I've had good and likable Chardonnays from the Willamette Valley, but nothing has knocked my socks off like Brick House Vineyards' 2009 Cascadia Chardonnay. Tasting at the winery back in September, this was silky and rich with nice exotic & stone fruit along with subtle spice and depth. I really liked it then. Recently I opened a bottle to see if it might live up to the potential from the winery visit. The price was reasonably in the low $30's.

Brick House is located in the Ribbon Ridge AVA of Willamette Valley- 40 acres of biodynamically-farmed grapes planted in sedimentary soils along rolling hills. Their wines are made in a Burgundian style of gentle handling in the cellar and expression of terroir. Wines are produced by hand using only native yeast fermentation and are bottled unfined and unfiltered. The Chardonnay is a blend of Dijon clones originating in Mersault. It is barrel fermented in neutral French oak, resting on its gross lees prior to bottling.

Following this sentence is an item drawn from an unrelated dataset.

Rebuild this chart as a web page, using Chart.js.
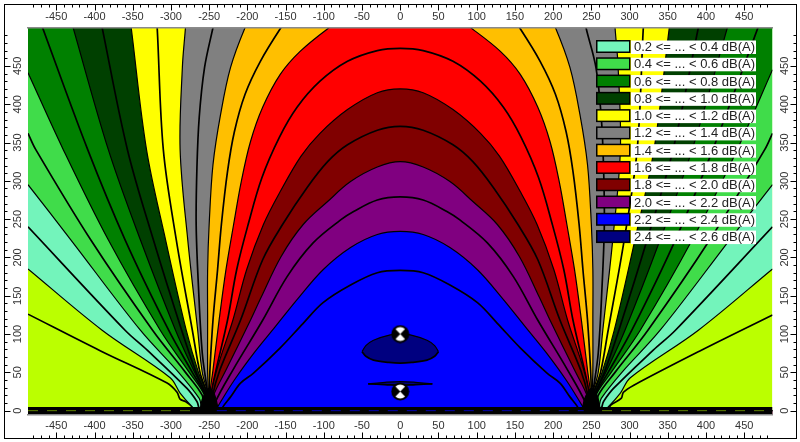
<!DOCTYPE html>
<html>
<head>
<meta charset="utf-8">
<title>Noise contour map</title>
<script src="https://cdn.jsdelivr.net/npm/chart.js@4/dist/chart.umd.js"></script>
<style>
html, body { margin: 0; padding: 0; background: #fff; }
canvas { display: block; }
</style>
</head>
<body>
<canvas id="myChart" width="800" height="442"></canvas>
<script>
// contour lines, level in dB(A) * 10, [x, y]
// lines that leave through the top run on past y = 500, the plot clips them
const c01 = [[-487,126],[-392,78],[-305,36],[-292,24],[-288,15],[-281,12],[-272,5],[-269,0],[272,0],[275,7],[289,16],[292,24],[305,33],[392,78],[487,125]];
const c02 = [[-487,185],[-390,105],[-301,43],[-288,23],[-272,5],[-265,0],[265,0],[272,5],[288,23],[301,43],[390,105],[487,185]];
const c03 = [[-487,240],[-360,105],[-331,79],[-279,29],[-266,12],[-260,0],[260,0],[266,12],[279,29],[331,79],[360,105],[487,240]];
const c04 = [[-487,295],[-431,223],[-340,105],[-290,50],[-263,16],[-256,0],[256,0],[263,16],[290,50],[340,105],[431,223],[487,295]];
const c05 = [[-487,362],[-477,341],[-405,223],[-324,105],[-281,50],[-259,20],[-255,0],[255,0],[259,20],[281,50],[324,105],[405,223],[477,341],[487,362]];
const c06 = [[-487,441],[-441,341],[-382,223],[-314,105],[-276,50],[-256,20],[-254,0],[254,0],[256,20],[276,50],[314,105],[382,223],[441,341],[487,445]];
const c07 = [[-487,552],[-468,500],[-409,341],[-360,223],[-303,105],[-272,50],[-255,20],[-252,0],[252,0],[255,20],[272,50],[303,105],[360,223],[409,341],[468,500],[487,552]];
const c08 = [[-487,560],[-445,560],[-428,500],[-382,341],[-340,223],[-294,105],[-269,50],[-254,20],[-252,0],[252,0],[254,20],[269,50],[294,105],[340,223],[382,341],[428,500],[445,560],[487,560]];
const c09 = [[-402,560],[-390,500],[-357,341],[-323,223],[-286,105],[-267,50],[-254,20],[-251,0],[251,0],[254,20],[267,50],[286,105],[323,223],[357,341],[390,500],[402,560]];
const c10 = [[-487,560],[-360,560],[-352,500],[-332,341],[-307,223],[-280,105],[-264,50],[-252,20],[-250,0],[250,0],[252,20],[264,50],[280,105],[307,223],[332,341],[352,500],[360,560],[487,560]];
const c11 = [[-322,560],[-318,500],[-310,341],[-293,223],[-272,105],[-262,50],[-252,20],[-250,0],[250,0],[252,20],[262,50],[272,105],[293,223],[310,341],[318,500],[322,560]];
const c12 = [[-487,560],[-277,560],[-281,500],[-285,449],[-288,341],[-278,223],[-265,105],[-259,50],[-251,20],[-249,0],[249,0],[251,20],[259,50],[265,105],[278,223],[288,341],[285,449],[281,500],[277,560],[487,560]];
const c13 = [[-232,560],[-245,500],[-256,448],[-263,383],[-266,317],[-267,243],[-264,162],[-259,75],[-252,23],[-250,0],[250,0],[252,23],[259,75],[264,162],[267,243],[266,317],[263,383],[256,448],[243,500],[230,560]];
const c14 = [[-487,0],[-250,0],[-251,23],[-252,53],[-252,118],[-252,184],[-250,243],[-245,321],[-235,387],[-222,448],[-203,500],[-175,560],[175,560],[203,500],[222,448],[235,387],[245,321],[250,243],[252,184],[252,118],[252,53],[251,23],[250,0],[487,0]];
const c15 = [[-125,545],[-156,500],[-183,456],[-203,413],[-217,364],[-226,312],[-234,243],[-239,184],[-245,118],[-249,53],[-250,23],[-250,0],[250,0],[250,23],[249,53],[245,118],[239,184],[234,243],[226,312],[217,364],[203,413],[183,456],[156,500],[125,545]];
const c16 = [[-487,0],[-250,0],[-249,23],[-245,53],[-237,118],[-228,184],[-218,243],[-208,299],[-196,351],[-180,396],[-157,439],[-131,469],[-93,500],[-50,530],[50,530],[92,500],[131,469],[157,439],[180,396],[196,351],[208,299],[218,243],[228,184],[237,118],[245,53],[249,23],[250,0],[487,0]];
const c17 = [[-249,0],[-247,23],[-241,53],[-226,118],[-214,184],[-199,243],[-181,304],[-158,357],[-135,396],[-105,430],[-69,456],[-30,470],[0,473],[30,470],[69,456],[105,430],[135,396],[158,357],[181,304],[199,243],[214,184],[226,118],[241,53],[247,23],[249,0]];
const c18 = [[-487,0],[-248,0],[-247,23],[-239,57],[-219,118],[-201,184],[-179,243],[-157,286],[-130,332],[-105,362],[-69,393],[-30,415],[0,420],[30,415],[69,393],[105,362],[130,332],[157,286],[179,243],[201,184],[219,118],[239,57],[247,23],[248,0],[487,0]];
const c19 = [[-247,0],[-246,18],[-236,53],[-209,118],[-180,197],[-154,243],[-122,291],[-95,325],[-69,347],[-30,366],[0,371],[30,366],[69,347],[95,325],[122,291],[154,243],[180,197],[209,118],[236,53],[246,18],[247,0]];
const c20 = [[-487,0],[-246,0],[-245,18],[-228,53],[-196,118],[-182,148],[-156,201],[-127,243],[-95,273],[-65,299],[-30,318],[0,325],[30,318],[65,299],[95,273],[127,243],[156,201],[182,148],[196,118],[228,53],[245,18],[246,0],[487,0]];
const c21 = [[-243,0],[-242,11],[-219,53],[-180,118],[-148,175],[-114,219],[-78,249],[-61,260],[-30,275],[0,279],[30,275],[61,260],[78,249],[114,219],[148,175],[180,118],[219,53],[242,11],[243,0]];
const c22 = [[-487,0],[-242,0],[-239,5],[-217,40],[-190,77],[-164,109],[-135,145],[-101,184],[-65,213],[-30,230],[0,234],[30,230],[65,213],[101,184],[135,145],[164,109],[190,77],[217,40],[239,5],[242,0],[487,0]];
const c23 = [[-233,0],[-232,5],[-222,18],[-209,36],[-192,49],[-157,82],[-127,114],[-101,141],[-65,164],[-30,180],[0,183],[30,180],[65,164],[101,141],[127,114],[157,82],[192,49],[209,36],[222,18],[232,5],[233,0]];

// closed 2.4 dB(A) islands, upper and lower edge
const upperBlob = [[-50,77],[-45,85],[-35,92],[-13,99],[0,100],[13,99],[35,92],[45,85],[50,77]];
const lowerBlob = [[-50,77],[-45,71],[-35,66],[-15,63],[0,62],[15,63],[35,66],[45,71],[50,77]];
const upperLens = [[-42,35],[-20,37],[0,38],[20,37],[42,35]];
const lowerLens = [[-42,35],[-20,34],[0,33],[20,34],[42,35]];

// where the lines pile up round the two sources
const hubLeft = [[-262,0],[-259,15],[-254,25],[-250,29],[-245,25],[-241,15],[-238,0]];
const hubRight = [[238,0],[241,15],[246,25],[250,29],[255,25],[259,15],[262,0]];
const groundLine = [[-487,0],[487,0]];
const groundOuterLeft = [[-487,0],[-264,0]];
const groundMiddle = [[-240,0],[240,0]];
const groundOuterRight = [[264,0],[487,0]];

const turbineX = [0, 0];
const turbineY = [100, 25];

const baseColor = "#BBFF00";
const bandColors = ["#73F4BB", "#40DC4A", "#008000", "#004000", "#FFFF00", "#808080", "#FFBF00", "#FF0000", "#800000", "#800080", "#0000FF", "#000080"];
const legendLabels = ["0.2 <= ... < 0.4 dB(A)", "0.4 <= ... < 0.6 dB(A)", "0.6 <= ... < 0.8 dB(A)", "0.8 <= ... < 1.0 dB(A)", "1.0 <= ... < 1.2 dB(A)", "1.2 <= ... < 1.4 dB(A)", "1.4 <= ... < 1.6 dB(A)", "1.6 <= ... < 1.8 dB(A)", "1.8 <= ... < 2.0 dB(A)", "2.0 <= ... < 2.2 dB(A)", "2.2 <= ... < 2.4 dB(A)", "2.4 <= ... < 2.6 dB(A)"];

const xRange = [-487, 487];
const yRange = [-5, 499.5];

// black disc with the white hourglass, used as point style
const makeTurbineIcon = function () {
    const icon = document.createElement("canvas");
    icon.width = 19;
    icon.height = 19;
    const g = icon.getContext("2d");
    g.fillStyle = "#000";
    g.beginPath();
    g.arc(9.5, 9.5, 9, 0, Math.PI * 2);
    g.fill();
    g.fillStyle = "#fff";
    [-Math.PI / 2, Math.PI / 2].forEach(function (a) {
        g.beginPath();
        g.moveTo(9.5, 9.5);
        g.arc(9.5, 9.5, 7, a - 0.75, a + 0.75);
        g.closePath();
        g.fill();
    });
    return icon;
};

const contourSet = function (data, fill, color) {
    return {
        data: data,
        showLine: true,
        pointRadius: 0,
        borderColor: "#000",
        borderWidth: fill ? 1.2 : 1.7,
        backgroundColor: color,
        fill: fill,
        tension: 0.35,
        capBezierPoints: false,
        clip: 0
    };
};

const plainLine = function (data, color, width, dash) {
    return {
        data: data,
        showLine: true,
        pointRadius: 0,
        borderColor: color,
        borderWidth: width,
        borderDash: dash || [],
        fill: false,
        clip: 0
    };
};

const datasets = [
    contourSet([[-487,500],[487,500]], "start", baseColor),
    contourSet(c01, false),
    contourSet(c02, "end", bandColors[0]),
    contourSet(c03, false),
    contourSet(c04, "end", bandColors[1]),
    contourSet(c05, false),
    contourSet(c06, "end", bandColors[2]),
    contourSet(c07, false),
    contourSet(c08, "end", bandColors[3]),
    contourSet(c09, false),
    contourSet(c10, "end", bandColors[4]),
    contourSet(c11, false),
    contourSet(c12, "end", bandColors[5]),
    contourSet(c13, false),
    contourSet(c14, "start", bandColors[6]),
    contourSet(c15, false),
    contourSet(c16, "start", bandColors[7]),
    contourSet(c17, false),
    contourSet(c18, "start", bandColors[8]),
    contourSet(c19, false),
    contourSet(c20, "start", bandColors[9]),
    contourSet(c21, false),
    contourSet(c22, "start", bandColors[10]),
    contourSet(c23, false)
];
// islands fill down to the dataset right after them
datasets.push(contourSet(upperBlob, "+1", bandColors[11]));
datasets.push(contourSet(lowerBlob, false));
datasets.push(contourSet(upperLens, "+1", bandColors[11]));
datasets.push(contourSet(lowerLens, false));
datasets.push(contourSet(hubLeft, "start", "#000"));
datasets.push(contourSet(hubRight, "start", "#000"));
datasets.push(plainLine(groundLine, "#000", 7.5));
datasets.push(plainLine(groundOuterLeft, "#5F8000", 1, [10, 9]));
datasets.push(plainLine(groundMiddle, "#0000B0", 1, [10, 9]));
datasets.push(plainLine(groundOuterRight, "#5F8000", 1, [10, 9]));
datasets.push({
    data: turbineX.map(function (v, i) { return { x: v, y: turbineY[i] }; }),
    showLine: false,
    pointRadius: 9,
    pointStyle: makeTurbineIcon(),
    clip: 0
});
// first dataset has to be painted first
datasets.forEach(function (d, i) { d.order = datasets.length - i; });

const every50 = function (value) {
    return value % 50 === 0 ? String(value) : "";
};

const axisFont = { family: "'Liberation Sans', Arial, sans-serif", size: 11 };

const xAxis = function (position, size, pad) {
    return {
        type: "linear",
        axis: "x",
        position: position,
        min: xRange[0],
        max: xRange[1],
        grid: { display: false, drawTicks: false },
        border: { display: true, color: "#8a8a8a", width: 1.5, z: 1 },
        ticks: {
            stepSize: 10,
            includeBounds: false,
            autoSkip: false,
            maxRotation: 0,
            minRotation: 0,
            padding: pad,
            color: "#333",
            font: axisFont,
            callback: every50
        },
        afterFit: function (scale) { scale.height = size; }
    };
};

const yAxis = function (position, size, pad) {
    return {
        type: "linear",
        axis: "y",
        position: position,
        min: yRange[0],
        max: yRange[1],
        grid: { display: false, drawTicks: false },
        border: { display: false },
        ticks: {
            stepSize: 10,
            includeBounds: false,
            autoSkip: false,
            minRotation: 90,
            maxRotation: 90,
            crossAlign: "center",
            padding: pad,
            color: "#333",
            font: axisFont,
            callback: every50
        },
        afterFit: function (scale) { scale.width = size; }
    };
};

// ticks hang off the outer frame, not off the plot
const framePlugin = {
    id: "frameTicks",
    afterDraw: function (chart) {
        const ctx = chart.ctx;
        const left = 4.5, top = 4.5, right = 796.5, bottom = 438.5;
        ctx.save();
        ctx.strokeStyle = "#000";
        ctx.lineWidth = 1;
        ctx.strokeRect(left, top, right - left, bottom - top);
        ctx.beginPath();
        chart.scales.x.ticks.forEach(function (t) {
            const px = Math.round(chart.scales.x.getPixelForValue(t.value)) + 0.5;
            const len = t.value % 50 === 0 ? 6 : 3;
            ctx.moveTo(px, top);
            ctx.lineTo(px, top + len);
            ctx.moveTo(px, bottom);
            ctx.lineTo(px, bottom - len);
        });
        chart.scales.y.ticks.forEach(function (t) {
            const py = Math.round(chart.scales.y.getPixelForValue(t.value)) + 0.5;
            const len = t.value % 50 === 0 ? 6 : 3;
            ctx.moveTo(left, py);
            ctx.lineTo(left + len, py);
            ctx.moveTo(right, py);
            ctx.lineTo(right - len, py);
        });
        ctx.stroke();
        ctx.restore();
    }
};

const legendPlugin = {
    id: "bandLegend",
    afterDatasetsDraw: function (chart) {
        const ctx = chart.ctx;
        ctx.save();
        ctx.font = "13px 'Liberation Sans', Arial, sans-serif";
        ctx.textBaseline = "middle";
        legendLabels.forEach(function (label, i) {
            const rowY = 46.5 + i * 17.28;
            ctx.fillStyle = "#fff";
            ctx.fillRect(631, rowY - 6, 125, 13.5);
            ctx.fillStyle = "#000";
            ctx.fillRect(596, rowY - 6.5, 34.5, 13);
            ctx.fillStyle = bandColors[i];
            ctx.fillRect(597.5, rowY - 5, 31.5, 10);
            ctx.fillStyle = "#222";
            ctx.fillText(label, 634, rowY + 1);
        });
        ctx.restore();
    }
};

var myChart = new Chart(document.getElementById("myChart").getContext("2d"), {
    type: "scatter",
    data: { datasets: datasets },
    plugins: [framePlugin, legendPlugin],
    options: {
        responsive: false,
        animation: false,
        events: [],
        layout: { padding: 0 },
        elements: { line: { capBezierPoints: false } },
        plugins: {
            legend: { display: false },
            tooltip: { enabled: false }
        },
        scales: {
            x: xAxis("bottom", 27.5, 5),
            x2: xAxis("top", 28, 4),
            y: yAxis("left", 28, 1),
            y2: yAxis("right", 27.5, 3)
        }
    }
});
</script>
</body>
</html>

2009 Brick House Vineyards, Cascadia Chardonnay, Ribbon Ridge, Willamette Valley
Pale gold color. Evokes honeydew melon and tropical fruit like guava; along with river rock, floral and honey notes. Just hints of butterscotch too. That's just the bouquet- it drinks with a neutral creamy richness that the fruit and hints of spice glide across. Stitched together with balanced acid. Lingering mouthwatering finish. Exceptional on its own or with food. Develops after opening- ageworthy. 13.6% ABV. (I love!)